Incident Severity Levels#
| Severity | Description | Response Time | Example |
|---|
| Critical | Unauthorized AI execution in production | Immediate | Policy bypass detected |
| High | Authorization failures blocking critical services | < 15 min | Mass denials after deploy |
| Medium | Unexpected decision patterns | < 1 hour | Drift-induced allow/deny flip |
| Low | Audit anomalies, non-blocking | < 4 hours | Missing audit entries |
Step 1: Audit Trail Analysis#
Begin every investigation by querying the audit trail for the affected time window.
$meritt audit query
Query the authorization audit trail.
--startstring *
Start time (ISO 8601 or relative: 1h, 6h, 24h)--endstring
End time (default: now)--identity(-i)string
Filter by caller identity--action(-a)string
Filter by action (deploy, invoke, write, etc.)--result(-r)string
Filter by result: allow, deny, error--environment(-e)string
Filter by environment--format(-f)string
Output format: table, json, csvbash
$ meritt audit query \
--start 2h \
--environment production \
--result deny \
--format table
TIMESTAMP IDENTITY ACTION RESOURCE RESULT POLICY
2026-03-08T10:32:01Z svc:data-pipeline-runner write env:prod/service-b deny restrict-production-writes
2026-03-08T10:31:44Z svc:data-pipeline-runner write env:prod/service-b deny restrict-production-writes
2026-03-08T10:28:12Z svc:batch-processor deploy env:prod/batch-service deny restrict-production-deploys
2026-03-08T10:27:58Z user:alice deploy env:prod/service-a deny restrict-production-deploys
Identify Patterns#
Look for clusters of denials from the same identity, policy, or time window:
bash
$ meritt audit query \
--start 6h \
--environment production \
--result deny \
--format json \
--group-by policy
{
"restrict-production-writes": {
"count": 147,
"firstSeen": "2026-03-08T08:15:00Z",
"lastSeen": "2026-03-08T10:32:01Z",
"uniqueIdentities": 3
},
"restrict-production-deploys": {
"count": 12,
"firstSeen": "2026-03-08T10:27:58Z",
"lastSeen": "2026-03-08T10:28:12Z",
"uniqueIdentities": 2
}
}
Tip
A sudden spike in denials from a single policy shortly after a deployment almost always indicates a policy regression. Cross-reference with meritt deploy history to confirm.

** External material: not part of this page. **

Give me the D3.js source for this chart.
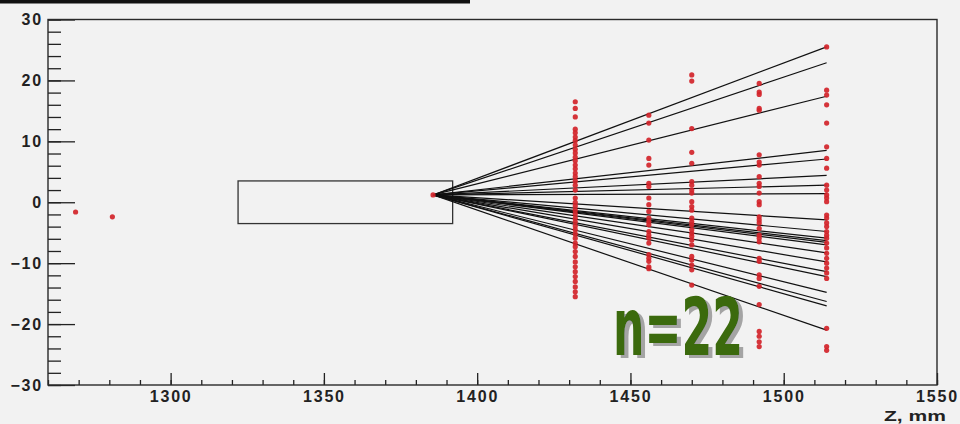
<!DOCTYPE html>
<html>
<head>
<meta charset="utf-8">
<script src="https://cdn.jsdelivr.net/npm/d3@7"></script>
<style>
  body { margin: 0; background: #f2f2f2; }
  svg { display: block; }
  .tick text { font-family: "Liberation Sans", Arial, sans-serif; font-weight: bold; font-size: 16px; letter-spacing: 1.8px; fill: #222; }
</style>
</head>
<body>
<div id="container"></div>
<script>
var width = 960;
var height = 424;

// station planes (Z, mm) and the hits recorded on each
var stationZ = [1432, 1456, 1470, 1492, 1514];
var hitsY = [
  [16.5, 15.4, 14.0, 12.0, 11.4, 10.7, 10.1, 9.4, 8.7, 8.1, 7.4, 6.8, 6.1, 5.5, 4.8, 4.2, 3.5, 2.8, 2.0,
   0.7, 0.0, -0.6, -1.3, -1.9, -2.6, -3.2, -3.9, -4.5, -5.2, -5.9, -6.7, -7.3, -8.1, -8.9, -9.8,
   -10.6, -11.4, -12.2, -13.0, -13.9, -14.7, -15.5],
  [14.3, 13.0, 10.2, 7.2, 6.1, 3.1, 2.6, 0.7, -0.4, -1.5, -2.6, -3.2, -3.7, -4.8, -5.4, -5.9, -6.7,
   -8.6, -9.2, -9.7, -10.6, -10.9],
  [20.9, 19.9, 12.1, 8.2, 6.4, 3.4, 2.8, 2.0, 1.5, 0.1, -0.7, -1.3, -2.6, -3.2, -3.7, -4.5, -5.1,
   -5.6, -6.2, -7.0, -8.9, -9.5, -10.3, -11.1, -13.6],
  [19.5, 18.1, 17.7, 15.4, 15.1, 7.8, 6.6, 6.1, 4.2, 3.1, 2.6, 1.5, 0.1, -0.4, -2.4, -2.9, -3.4,
   -4.3, -5.4, -5.9, -6.5, -9.2, -9.7, -11.9, -12.5, -13.8, -16.8, -21.2, -22.0, -22.9, -23.7],
  [25.5, 18.4, 17.6, 16.0, 13.0, 9.1, 7.2, 5.6, 2.8, 2.0, 1.2, 0.7, 0.1, -2.1, -2.6, -3.4, -4.0,
   -4.8, -5.4, -5.9, -6.7, -7.5, -8.4, -9.2, -10.0, -10.8, -11.6, -12.5, -20.7, -23.7, -24.3]
];

// beam points upstream of the target
var beamZ = [1269, 1281];
var beamY = [-1.6, -2.4];

// reconstructed vertex and fitted tracks (Y at the last plane)
var vertexZ = 1385.6;
var vertexY = 1.2;
var trackEndZ = 1514;
var trackEndY = [25.5, 22.9, 17.4, 8.5, 7.1, 4.4, 2.8, 1.4, -2.9, -4.8, -5.9, -6.3, -6.6, -7.0,
                 -8.3, -9.8, -11.4, -12.2, -14.8, -16.3, -17.0, -21.0];

// target box
var boxZ = [1322, 1392];
var boxY = [-3.5, 3.5];

var xMajor = [1300, 1350, 1400, 1450, 1500, 1550];
var xMinor = d3.range(1260, 1551, 10);
var yMajor = [-30, -20, -10, 0, 10, 20, 30];
var yMinor = d3.range(-30, 31, 2);
var label = "n=22";

var svg = d3.select("div#container")
  .append("svg")
  .attr("width", width)
  .attr("height", height)
  .style("background-color", "#f2f2f2");

var defs = svg.append("defs");
defs.append("filter").attr("id", "shadow")
  .attr("x", "-10%").attr("y", "-10%").attr("width", "130%").attr("height", "130%")
  .append("feDropShadow")
  .attr("dx", 4).attr("dy", 3).attr("stdDeviation", 0.6)
  .attr("flood-color", "#a4a4a4").attr("flood-opacity", 1);

// black strip on top
svg.append("rect").attr("x", 0).attr("y", 0).attr("width", 470).attr("height", 3.5).attr("fill", "#111");

var x = d3.scaleLinear().domain([1260, 1550]).range([48, 937]);
var y = d3.scaleLinear().domain([-30, 30]).range([385, 19.5]);

// axes
var gx = svg.append("g").attr("transform", "translate(0," + y(-30) + ")");
gx.call(d3.axisBottom(x).tickValues(xMinor).tickSize(-5).tickFormat(""));
gx.append("g").call(d3.axisBottom(x).tickValues(xMajor).tickSize(-12).tickPadding(6).tickFormat(d3.format("d")));

var gy = svg.append("g").attr("transform", "translate(" + x(1260) + ",0)");
gy.call(d3.axisLeft(y).tickValues(yMinor).tickSize(-13).tickFormat(""));
gy.append("g").call(d3.axisLeft(y).tickValues(yMajor).tickSize(-27).tickPadding(5));

svg.selectAll(".domain").remove();
svg.selectAll(".tick line").attr("stroke", "#222").attr("stroke-width", 1.3);

// frame
svg.append("rect")
  .attr("x", x(1260)).attr("y", y(30))
  .attr("width", x(1550) - x(1260)).attr("height", y(-30) - y(30))
  .attr("fill", "none").attr("stroke", "#2a2a2a").attr("stroke-width", 1.4);

svg.append("text")
  .attr("x", 946).attr("y", 421)
  .attr("text-anchor", "end")
  .attr("font-family", "Liberation Sans, Arial, sans-serif")
  .attr("font-weight", "bold").attr("font-size", 15)
  .attr("textLength", 62).attr("lengthAdjust", "spacingAndGlyphs")
  .attr("fill", "#222")
  .text("Z, mm");

// target box
svg.append("rect")
  .attr("x", x(boxZ[0])).attr("y", y(boxY[1]))
  .attr("width", x(boxZ[1]) - x(boxZ[0])).attr("height", y(boxY[0]) - y(boxY[1]))
  .attr("fill", "none").attr("stroke", "#333").attr("stroke-width", 1.3);

// tracks
svg.append("g")
  .selectAll("line")
  .data(trackEndY)
  .enter()
  .append("line")
  .attr("x1", x(vertexZ)).attr("y1", y(vertexY))
  .attr("x2", x(trackEndZ)).attr("y2", (d) => y(d))
  .attr("stroke", "#111").attr("stroke-width", 1.2);

// hits
var hits = [];
stationZ.forEach((z, i) => hitsY[i].forEach((v) => hits.push([z, v])));
beamZ.forEach((z, i) => hits.push([z, beamY[i]]));
hits.push([vertexZ, vertexY]);

svg.append("g")
  .selectAll("circle")
  .data(hits)
  .enter()
  .append("circle")
  .attr("cx", (d) => x(d[0]))
  .attr("cy", (d) => y(d[1]))
  .attr("r", 2.6)
  .attr("fill", "#d3242a")
  .attr("opacity", 0.92);

// multiplicity label with shadow
svg.append("text")
  .attr("x", 613).attr("y", 355)
  .attr("font-family", "DejaVu Sans Condensed, DejaVu Sans, sans-serif")
  .attr("font-weight", "bold").attr("font-size", 80)
  .attr("textLength", 130).attr("lengthAdjust", "spacingAndGlyphs")
  .attr("fill", "#3b6a0c")
  .attr("filter", "url(#shadow)")
  .text(label);
</script>
</body>
</html>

Step 2: Decision Token Inspection#
Every authorization decision produces a cryptographically signed decision token. Inspect it to see the full evaluation chain.
$meritt token inspect <decision-token>
Inspect a decision token to see the full authorization evaluation.
--verifyboolean
Verify the cryptographic signature (default: true)--verbose(-v)boolean
Show full evaluation trace including intermediate stepsbash
$ meritt token inspect dtk_m8x2p4q7 --verbose
DECISION TOKEN INSPECTION
─────────────────────────────────────────────────
Token ID: dtk_m8x2p4q7
Signature: VALID (ES256, signed by runtime-prod-01)
Issued at: 2026-03-08T10:32:01Z
REQUEST:
Identity: svc:data-pipeline-runner
Action: write
Resource: env:prod/service-b
Trust level: 0.85
EVALUATION TRACE:
1. restrict-production-writes/rules[0]
Match: action=write, scope=production → MATCHED
Condition: approval(required=1, from=role:data-lead)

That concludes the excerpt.